9 Temmuz 2000 yılında ölen Nesrin Teke'nin annesi "Diyarbakır Barış Anneleri"nden Nezahat Teke ise "Analar ağlamasın, silahlar sussun, evlatlarımız ölmesin. Bunu söylerken sadece Kürt anneleri için demedik. Hem Türk ve Kürt anneleri için söyledik. Çünkü anne annedir." dedi.

"Barış Anneleri"nin yıllardır aynı talepleri dile getirdiğini aktaran Teke, "Yirmi beş yıldır hep söyledik, analar ağlamasın, silahlar sussun, evlatlarımız ölmesin. Bunu sadece Kürt anneleri için demedik, Türk anneleri için de dedik. Çünkü anne annedir, acının dili yoktur." ifadelerini kullandı.

Kendi kızının 19 yaşında yaşamını yitirdiğini anlatan Teke, "Kızım kendini yakarak tecridi protesto etti. O günden beri kızımın yanan saçının kokusu hala burnumda. Biliyorum, barış gelse kızım geri dönmeyecek. Ama söz verdim, başka analar ağlamasın diye mücadele edeceğim." diye konuştu.

Annelerin talebinin yıllardır aynı olduğunu vurgulayan Teke, "Bu acılara son vermeniz gerekiyor. Bu savaş ne zamana kadar sürecek? 50 yıldır sürüyor. Hani isterse savaş deyin, isterse çatışma deyin, ne derseniz deyin. Ama sonlanması gerekiyor." dedi.

Cezaevlerinde hasta tutuklular bulunduğunu da anımsatan Teke, "Ölüme karşıyız. İnsanlar ölmesin. İnsanın dini, dili, ırkı, kimliği ne olursa olsun. Benim için insan insandır. Buna karşı durmamız gerekiyor. Çözüm için ne yapmamız gerekiyorsa onu yapalım. Taşın altına koymaksa elimizi değil, gövdemizi taşın altına koymaya hazırız." ifadelerini kullandı.

"Barış Annesi" olarak bilinen Türkiye Bozkurt, barış için hep mücadele ettiklerini söyledi. Savaş ve barışı annelerden sormak gerektiğini kaydeden Bozkurt, "Patlayan mermiler annenin ciğerine geliyor. Biz kitaplarda okumadık, yaşadık. Biz 4 bin köyün yakılmasını, faili meçhulleri gördük. Biz gözyaşlarımızı tutamadık." dedi.

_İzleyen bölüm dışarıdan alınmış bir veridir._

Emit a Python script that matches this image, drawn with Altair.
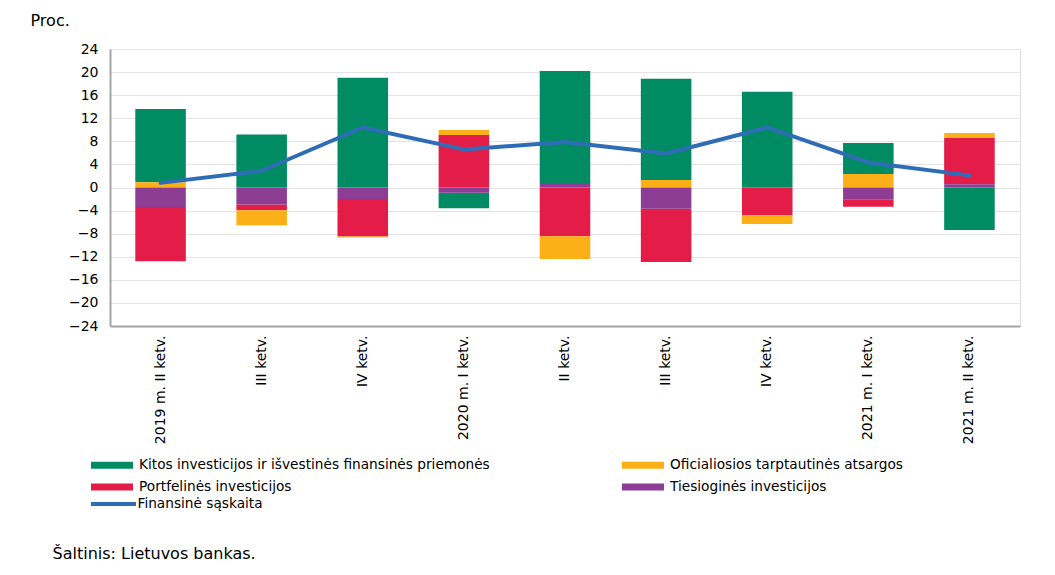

Bozkurt, cezaevi koşullarının iyileştirilmesi ile hasta tutuklu ve hükümlerinin tahliye edilmesini istedi.

"Barış Annesi" Rebia Kıran, bu süreci desteklerini aktardı. Kıran, "Barış bir suç değil. Altın tahttır. Bu Meclis, bu altın tahta sahip çıkarsa Türkiye gülistanlık olur." dedi.

Adalet istediklerini belirten Kıran, "Kürt-Türk birlik olsa bütün dünya ayağımıza gelir. Türkiye kimsenin ayağına gitmez." ifadesini kullandı.